Pero cada uno de los cambios, cada una de las épocas, logró precipitar en una obra maestra: la Segunda sonata para piano en la década de 1940, Le Marteau sains maître en 1954, Pli selon pli en 1960, Rituel in memoriam Maderna en 1975, esa miniatura perfecta que es Dérive hacia los años 80 y, desde ya, Sur Incises.
Esa poética fue acuñándose en cercanía con las corrientes intelectuales y estéticas de la época, con la poesía de René Char y la pintura de Paul Klee, de quien decía haber tomado el "pensamiento expandido del espacio musical". Quien haya podido asistir a la muestra en su honor montada el año pasado en el Musée de la Musique de la Philharmonie de París habrá visto un objeto extraño, a medias collage y a medias libro. Era su edición de En busca del tiempo perdido de Marcel Proust tras los efectos de una tarea de cut and paste estructural.

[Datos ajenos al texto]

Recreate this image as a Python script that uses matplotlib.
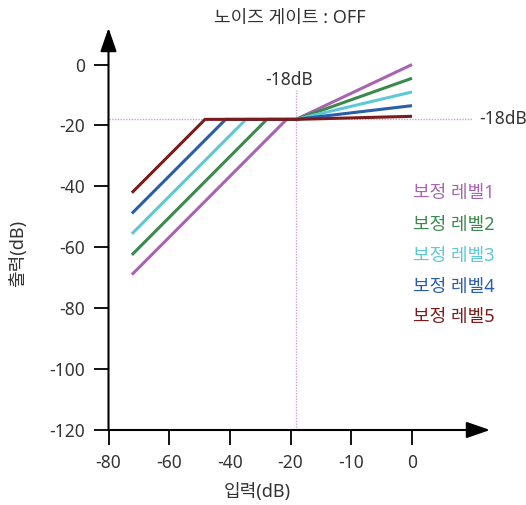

Él, justamente él, que podía leer y escuchar todo, murió casi ciego y sordo. ¿Dónde encontrarlo ahora a Boulez? En cualquiera de sus varias piezas maestras, pero también en sus versiones de las sinfonías de Mahler o incluso en su discutida versión de la Quinta de Beethoven; en sus escritos reunidos en Puntos de referencia y Hacia una estética musical. Sin Luciano Berio y sin Luigi Nono, sin Stockhausen y sin György Ligeti, la música contemporánea se quedó sin su último héroe. Habrá otros de esta época, pero Boulez seguirá estando allí donde un compositor, un director o un intérprete se siente ante su material y ponga manos a las obra con la mayor intransigencia de que sea capaz.